GNOME Bugzilla – Bug 754913
Race condition in deploy results in unbootable system
Last modified: 2015-09-23 23:18:01 UTC
I ran into a race condition in the field that resulted in an unbootable system despite OSTree's goal of preventing this from happening. I analyzed the file system state on the device in question and came up with this scenario for what happened when deploying: 1. Bootlinks are swapped and synced 2. Bootloader symlink is swapped, but NOT written to disk 3. Old bootlinks are cleaned up by ostree_sysroot_cleanup(), and this deletion is written to disk 4. System crashes After step (3), the bootloader symlink is still pointing to the old bootlink, but that bootlink has been removed from the disk. On the next boot, the bootloader will look for the nonexistant bootlink and fail.
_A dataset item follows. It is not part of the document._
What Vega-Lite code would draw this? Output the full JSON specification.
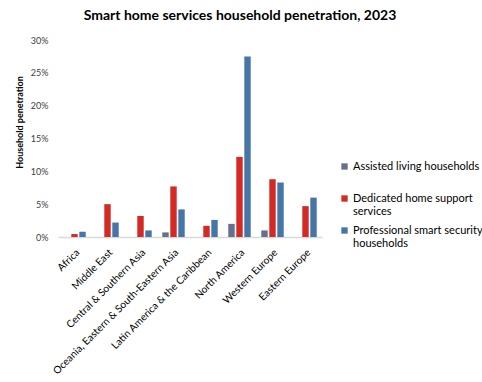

Created attachment 311193 [details] [review] Patch to fix deployment race
Review of attachment 311193 [details] [review]: Thanks for the excellent bug report, and sorry about that =/ Our testing story for this needs to improve, and I might be able to look at that soon. Something like having libostree support waiting at each step in the critical sections and poweroff qemu at each one. What version of OSTree was this machine running? And which filesystem for / ? I believe this would be fixed by: https://git.gnome.org/browse/ostree/commit/?id=76a976817fb22c419557c6e010638b7ed2c2549b But I'll investigate some more.
It would have been ostree 2013.6, so it was indeed likely fixed through that patch there.
Oh, and / and /boot are ext4 in our products.
Yep, it was observed in ostree 2013.6, and I agree that the patch Colin linked to should have fixed it.
Since this should be fixed I'll close the bug.